How to hand over money without thinking too hard?
I survived three years at Ford, it was as much as I could take.
An inefficient bureaucracy stuffed with people who did nothing but justify their own existence would be hard to create. The standard joke was that Ford was a paperwork company which had a waste product of cars which had to be disposed of somehow. 30% of the roles were entirely superfluous, further savings of about 30-50% could have been made if people just worked efficiently and quietly without a lot of paperwork, meetings and bullshit.
Despite the top-heavy management, the place was out of control. Most people I discussed it with reckoned that if they threw a sulk, put their feet on their desks and refused to do any work it would take about a year to be got rid of. Even then most likely they would be pushed sideways into somewhere they couldn't cause trouble. Worst cae you'd be retired on a full pension. Even then there were endless bolshie fuckwits to deal with who made the life of an engineer trying to get stuff done absolute hell. Getting a simple drawing change through took a days work and about five miles of walking. It was quicker, cheaper and a whole lot easier to go to a Ford dealer to get a vehicle component than it was to go through the internal store, wait half an hour and watch the storesman scratch his balls and talk about football to be told "we ain't got none" when you'd checked the system beforehand and knew they were right there.
There was one year when the person responsible for the fleet cars forgot to renew the road tax, for business trips we all rented GMs.
My managers were bloody terrible
Manager the First - "What should I do?" "I err ah I'll get back to you"
Manager the Second "I'm out of here in six months - do what the hell you want"
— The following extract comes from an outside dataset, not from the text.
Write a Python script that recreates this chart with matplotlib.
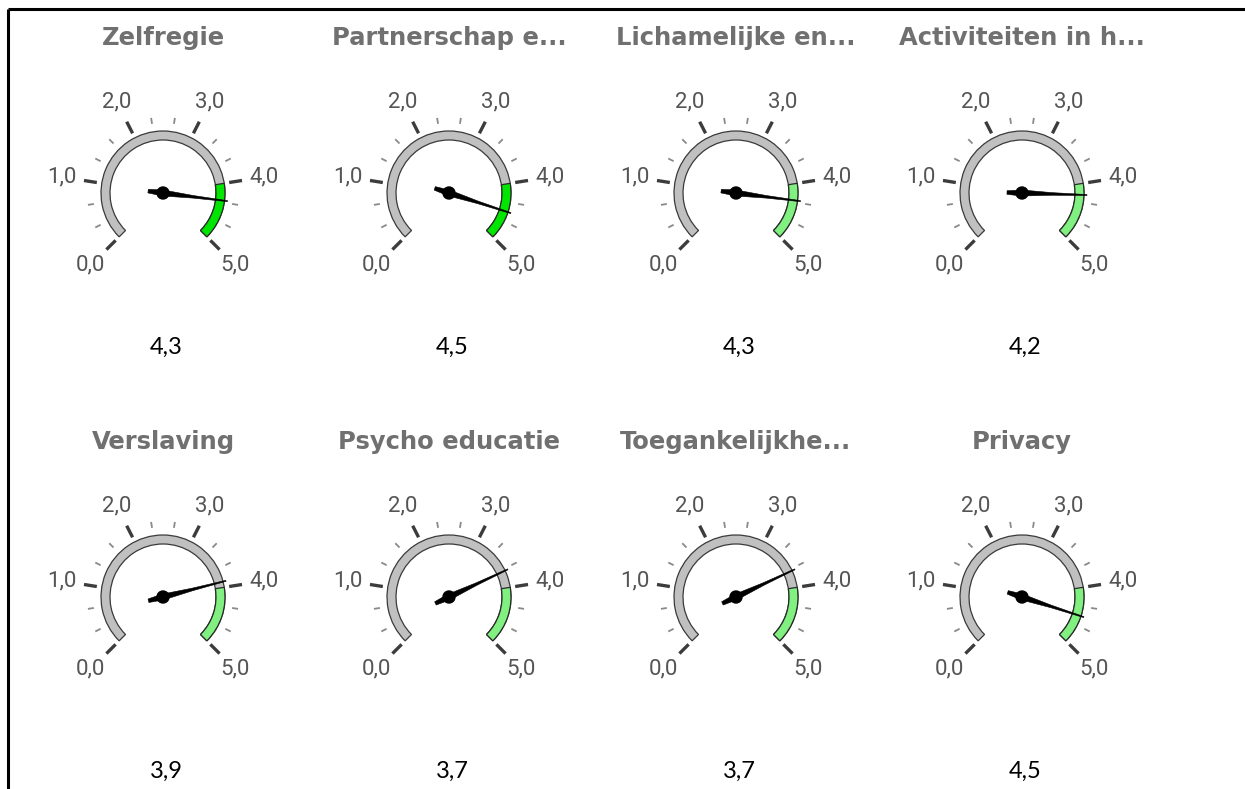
import numpy as np
import matplotlib
matplotlib.use("Agg")
import matplotlib.pyplot as plt
from matplotlib.patches import Wedge, Circle, Polygon

# scores per theme (scale 0-5)
titles = ["Zelfregie", "Partnerschap e...", "Lichamelijke en...", "Activiteiten in h...",
          "Verslaving", "Psycho educatie", "Toegankelijkhe...", "Privacy"]
scores = [4.3, 4.5, 4.3, 4.2, 3.9, 3.7, 3.7, 4.5]
band_colors = ["#00e600", "#00e600", "#80f080", "#80f080",
               "#80f080", "#80f080", "#80f080", "#80f080"]
band_range = [4.0, 5.0]
scale_min, scale_max = 0.0, 5.0
major_ticks = [0, 1, 2, 3, 4, 5]

W, H = 1245, 789
col_x = [163, 449, 736, 1022]
row_y = [193, 597]          # pivot rows (pixels from top)
title_y = [38, 442]
value_y = [347, 771]

R_OUT, R_IN = 62, 53
A0, SWEEP = 225.0, 270.0


def ang(v):
    return A0 - SWEEP * (v - scale_min) / (scale_max - scale_min)


def fmt(v):
    return f"{v:.1f}".replace(".", ",")


fig = plt.figure(figsize=(W / 100, H / 100), dpi=100)
ax = fig.add_axes([0, 0, 1, 1])
ax.set_xlim(0, W)
ax.set_ylim(0, H)
ax.axis("off")

# frame lines top and left
ax.plot([8, W], [H - 9, H - 9], color="black", lw=2.2, solid_capstyle="butt")
ax.plot([8, 8], [H - 9, 0], color="black", lw=2.2, solid_capstyle="butt")


def gauge(cx, cy, ty, vy, title, score, band_col):
    # background arc
    ax.add_patch(Wedge((cx, cy), R_OUT, ang(scale_max), ang(scale_min), width=R_OUT - R_IN,
                       facecolor="#c0c0c0", edgecolor="#3a3a3a", lw=0.9))
    # highlighted range
    ax.add_patch(Wedge((cx, cy), R_OUT, ang(band_range[1]), ang(band_range[0]),
                       width=R_OUT - R_IN, facecolor=band_col, edgecolor="#2a2a2a", lw=0.9))
    # minor ticks
    for v in np.arange(scale_min, scale_max + 1e-9, 1 / 3):
        if abs(v - round(v)) < 1e-6:
            continue
        t = np.radians(ang(v))
        ax.plot([cx + 70 * np.cos(t), cx + 76 * np.cos(t)],
                [cy + 70 * np.sin(t), cy + 76 * np.sin(t)],
                color="#8a8a8a", lw=1.3, solid_capstyle="butt")
    # major ticks and labels
    for v in major_ticks:
        t = np.radians(ang(v))
        ax.plot([cx + 67 * np.cos(t), cx + 80 * np.cos(t)],
                [cy + 67 * np.sin(t), cy + 80 * np.sin(t)],
                color="#3c3c3c", lw=2.4, solid_capstyle="butt")
        ax.text(cx + 102 * np.cos(t), cy + 102 * np.sin(t), fmt(v),
                ha="center", va="center", fontsize=16, color="#555555",
                family="Roboto")
    # needle
    t = np.radians(ang(score))
    d = np.array([np.cos(t), np.sin(t)])
    n = np.array([-d[1], d[0]])
    c = np.array([cx, cy])
    pts = [c - 15 * d + 1.8 * n, c + 3.0 * n, c + 30 * d + 1.3 * n, c + 65 * d + 0.5 * n,
           c + 65 * d - 0.5 * n, c + 30 * d - 1.3 * n, c - 3.0 * n, c - 15 * d - 1.8 * n]
    ax.add_patch(Polygon(pts, closed=True, facecolor="black", edgecolor="black", lw=0.4))
    ax.add_patch(Circle((cx, cy), 6, facecolor="black", edgecolor="black"))

    ax.text(cx, ty, title, ha="center", va="center", fontsize=17.5,
            fontweight="bold", color="#707070", family="DejaVu Sans")
    ax.text(cx + 3, vy, fmt(score), ha="center", va="center",
            fontsize=17, color="black", family="Lato")


for i, (title, score, col) in enumerate(zip(titles, scores, band_colors)):
    r, k = divmod(i, 4)
    gauge(col_x[k], H - row_y[r], H - title_y[r], H - value_y[r], title, score, col)

fig.savefig("out.png", dpi=100, facecolor="white")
Manager the Third "This is all new to me, I was hoping you'd tell me what I should be doing"
I did a year at a manufacturing plant doing the process introduction work. At some point I discovered there was a complete shadow team of process engineers who sat in a hidden room and did nothing, the oldies, the useless, the obnoxious who no-one could work with. There was one guy who really fucked up about $1m worth of tooling, he was put in charge of cardboard boxes, he had to design about five cardboard boxes a year. After the third or fourth prototype they would usually be almost right.
The occasional trip to Detroit was enlightening, each year saw a thicker layer of dust on the test equipment which was so heavily used none of my parts could go on it, the CAE guys who were too busy to do my work but spent their day adjusting their stock porfolios or dozing in the cyclone shelter.
Really grating was how people worked the system. There was one woman who produced 5 kids in 10 years, then decided she'd like 10 years worth of promotions despite having done no actual work. And she got it.
Most irritating to me was the corruption, managers signing each other off for thousands of hours of overtime, at double or quadruple pay, when they were out of the office running their own businesses, execs taking massive backhanders from suppliers etc.
So yeah, run America like a business, it'll be great.